California may end ban on communists in government jobs

FILE — In this Aug. 31, 2016 file photo Assemblyman Rob Bonta, D-Alameda, speaks during a legislative session, in Sacramento, Calif. The Assembly approved Bonta’s measure, AB22 that would prevent California state employees from being fired for being a member of the Communist Party. The bill now goes to the Senate. Rich Pedroncelli AP Photo

 

The state Assembly voted Monday, May 8 to approve a bill that would eliminate Cold War-era language that allows California to fire any state worker who is a communist. In this clip, Assemblyman Rob Bonta, D-Alameda, introduced his bill before facing opposition from Assemblyman Travis Allen, R-Huntington Beach. California Channel

Being a communist would no longer be a fireable offense for California government employees under a bill passed Monday by the state Assembly.

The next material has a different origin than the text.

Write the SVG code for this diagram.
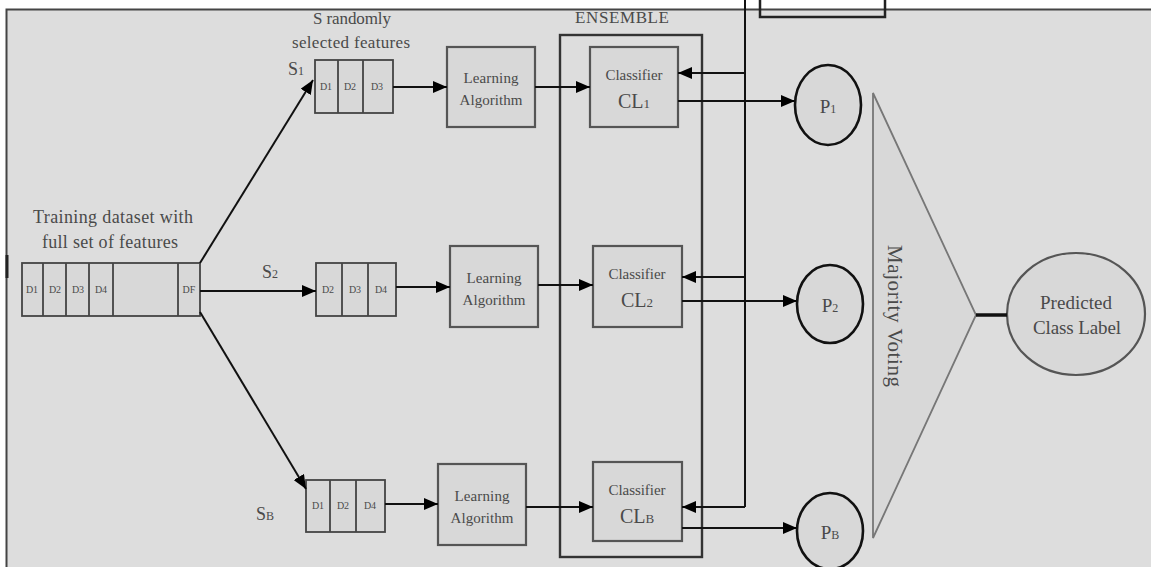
<svg xmlns="http://www.w3.org/2000/svg" width="1151" height="567" viewBox="0 0 1151 567">
  <style>
    .t { font-family: "Liberation Serif", "Times New Roman", serif; fill: #4a4a4a; text-anchor: middle; }
    .d { font-family: "Liberation Serif", "Times New Roman", serif; fill: #4a4a4a; text-anchor: middle; font-size: 10px; }
    .box { fill: #d8d8d8; stroke: #555; stroke-width: 2.2; }
    .cell { fill: #d8d8d8; stroke: #444; stroke-width: 1.8; }
    .div { stroke: #444; stroke-width: 1.8; }
    .ln { stroke: #111; stroke-width: 2; fill: none; }
    .circ { fill: #d8d8d8; stroke: #111; stroke-width: 2.6; }
  </style>
  <defs>
    <marker id="ah" viewBox="0 0 14 12" refX="14" refY="6" markerWidth="14" markerHeight="12" markerUnits="userSpaceOnUse" orient="auto">
      <path d="M0,0 L14,6 L0,12 z" fill="#000"/>
    </marker>
  </defs>

  <!-- canvas -->
  <rect x="0" y="0" width="1151" height="567" fill="#fff"/>
  <rect x="6" y="9" width="1146" height="560" fill="#dddddd"/>
  <path d="M6.5,567 V9.5 H1151" fill="none" stroke="#444" stroke-width="2"/>
  <path d="M7,255 V278" stroke="#222" stroke-width="3"/>

  <!-- top box (partly cut) -->
  <rect x="760" y="-4" width="125" height="21" fill="none" stroke="#222" stroke-width="2.5"/>

  <!-- captions -->
  <text class="t" x="352" y="24" font-size="17" textLength="78">S randomly</text>
  <text class="t" x="351" y="48" font-size="17" textLength="118">selected features</text>
  <text class="t" x="622" y="23" font-size="17" textLength="94">ENSEMBLE</text>
  <text class="t" x="113" y="223" font-size="18" textLength="160">Training dataset with</text>
  <text class="t" x="110" y="248" font-size="18" textLength="136">full set of features</text>
  <text class="t" x="296" y="75" font-size="18" text-anchor="start">S<tspan font-size="12">1</tspan></text>
  <text class="t" x="270" y="278" font-size="18" text-anchor="start">S<tspan font-size="12">2</tspan></text>
  <text class="t" x="265" y="520" font-size="18" text-anchor="start">S<tspan font-size="12">B</tspan></text>

  <!-- ensemble frame -->
  <rect id="ensemble" x="560" y="35" width="142" height="522" fill="none" stroke="#333" stroke-width="2.4"/>

  <!-- full training set -->
  <g id="training">
    <rect class="cell" x="22" y="263" width="178" height="53"/>
    <path class="div" d="M43,263 V316 M66,263 V316 M89,263 V316 M113,263 V316 M178,263 V316"/>
    <text class="d" x="32" y="293">D1</text>
    <text class="d" x="55" y="293">D2</text>
    <text class="d" x="78" y="293">D3</text>
    <text class="d" x="101" y="293">D4</text>
    <text class="d" x="189" y="293">DF</text>
  </g>

  <!-- feature subsets -->
  <g id="subset1">
    <rect class="cell" x="315" y="60" width="78" height="53"/>
    <path class="div" d="M338,60 V113 M363,60 V113"/>
    <text class="d" x="326" y="90">D1</text>
    <text class="d" x="350" y="90">D2</text>
    <text class="d" x="377" y="90">D3</text>
  </g>
  <g id="subset2">
    <rect class="cell" x="316" y="263" width="80" height="53"/>
    <path class="div" d="M342,263 V316 M368,263 V316"/>
    <text class="d" x="328" y="293">D2</text>
    <text class="d" x="355" y="293">D3</text>
    <text class="d" x="381" y="293">D4</text>
  </g>
  <g id="subsetB">
    <rect class="cell" x="306" y="480" width="79" height="52"/>
    <path class="div" d="M330,480 V532 M356,480 V532"/>
    <text class="d" x="318" y="509">D1</text>
    <text class="d" x="343" y="509">D2</text>
    <text class="d" x="370" y="509">D4</text>
  </g>

  <!-- learners -->
  <g id="learn1">
    <rect class="box" x="447" y="47" width="88" height="80"/>
    <text class="t" x="491" y="83" font-size="15" textLength="55">Learning</text>
    <text class="t" x="491" y="105" font-size="15" textLength="63">Algorithm</text>
  </g>
  <g id="learn2">
    <rect class="box" x="450" y="246" width="88" height="81"/>
    <text class="t" x="494" y="283" font-size="15" textLength="55">Learning</text>
    <text class="t" x="494" y="305" font-size="15" textLength="63">Algorithm</text>
  </g>
  <g id="learnB">
    <rect class="box" x="438" y="464" width="88" height="81"/>
    <text class="t" x="482" y="501" font-size="15" textLength="55">Learning</text>
    <text class="t" x="482" y="523" font-size="15" textLength="63">Algorithm</text>
  </g>

  <!-- classifiers -->
  <g id="clf1">
    <rect class="box" x="590" y="47" width="88" height="80"/>
    <text class="t" x="634" y="80" font-size="15" textLength="57">Classifier</text>
    <text class="t" x="634" y="108" font-size="20">CL<tspan font-size="13">1</tspan></text>
  </g>
  <g id="clf2">
    <rect class="box" x="593" y="246" width="89" height="81"/>
    <text class="t" x="637" y="279" font-size="15" textLength="57">Classifier</text>
    <text class="t" x="637" y="307" font-size="20">CL<tspan font-size="13">2</tspan></text>
  </g>
  <g id="clfB">
    <rect class="box" x="593" y="462" width="89" height="79"/>
    <text class="t" x="637" y="495" font-size="15" textLength="57">Classifier</text>
    <text class="t" x="637" y="523" font-size="20">CL<tspan font-size="13">B</tspan></text>
  </g>

  <!-- predictions -->
  <g id="p1">
    <ellipse class="circ" cx="828" cy="105" rx="33" ry="40"/>
    <text class="t" x="828" y="113" font-size="19">P<tspan font-size="12">1</tspan></text>
  </g>
  <g id="p2">
    <ellipse class="circ" cx="830" cy="304" rx="33" ry="39"/>
    <text class="t" x="830" y="312" font-size="19">P<tspan font-size="12">2</tspan></text>
  </g>
  <g id="pB">
    <ellipse class="circ" cx="830" cy="531" rx="33" ry="38"/>
    <text class="t" x="830" y="539" font-size="19">P<tspan font-size="12">B</tspan></text>
  </g>

  <!-- voting -->
  <g id="vote">
    <path d="M873,93 L976,315 L873,538 Z" fill="#d8d8d8" stroke="#777" stroke-width="1.8"/>
    <text class="t" font-size="21" textLength="142" transform="translate(888,316) rotate(90)">Majority Voting</text>
  </g>
  <g id="label">
    <ellipse cx="1076" cy="314" rx="69" ry="61" fill="#d8d8d8" stroke="#555" stroke-width="2.2"/>
    <text class="t" x="1076" y="309" font-size="19" textLength="72">Predicted</text>
    <text class="t" x="1077" y="334" font-size="19" textLength="88">Class Label</text>
  </g>

  <!-- connectors -->
  <g id="connectors">
    <path class="ln" d="M200,263 L313,80" marker-end="url(#ah)"/>
    <path class="ln" d="M200,291 H316" marker-end="url(#ah)"/>
    <path class="ln" d="M200,312 L306,489" marker-end="url(#ah)"/>

    <path class="ln" d="M393,87 H447" marker-end="url(#ah)"/>
    <path class="ln" d="M396,287 H450" marker-end="url(#ah)"/>
    <path class="ln" d="M385,504 H438" marker-end="url(#ah)"/>

    <path class="ln" d="M535,87 H590" marker-end="url(#ah)"/>
    <path class="ln" d="M538,285 H593" marker-end="url(#ah)"/>
    <path class="ln" d="M526,507 H593" marker-end="url(#ah)"/>

    <!-- feedback bus -->
    <path class="ln" d="M745,0 V507"/>
    <path class="ln" d="M745,73 H678" marker-end="url(#ah)"/>
    <path class="ln" d="M745,277 H682" marker-end="url(#ah)"/>
    <path class="ln" d="M745,507 H682" marker-end="url(#ah)"/>

    <path class="ln" d="M678,101 H795" marker-end="url(#ah)"/>
    <path class="ln" d="M682,301 H797" marker-end="url(#ah)"/>
    <path class="ln" d="M682,528 H797" marker-end="url(#ah)"/>

    <path d="M976,315 H1007" stroke="#111" stroke-width="3.5"/>
  </g>
</svg>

Lawmakers narrowly approved the bill to repeal part of a law enacted during the Red Scare of the 1940s and ’50s when fear that communists were trying to infiltrate and overthrow the U.S. government was rampant. The bill now goes to the Senate.

It would eliminate part of the law that allows public employees to be fired for being a member of the Communist Party.

Employees could still be fired for being members of organizations they know advocate for overthrowing the government by force or violence.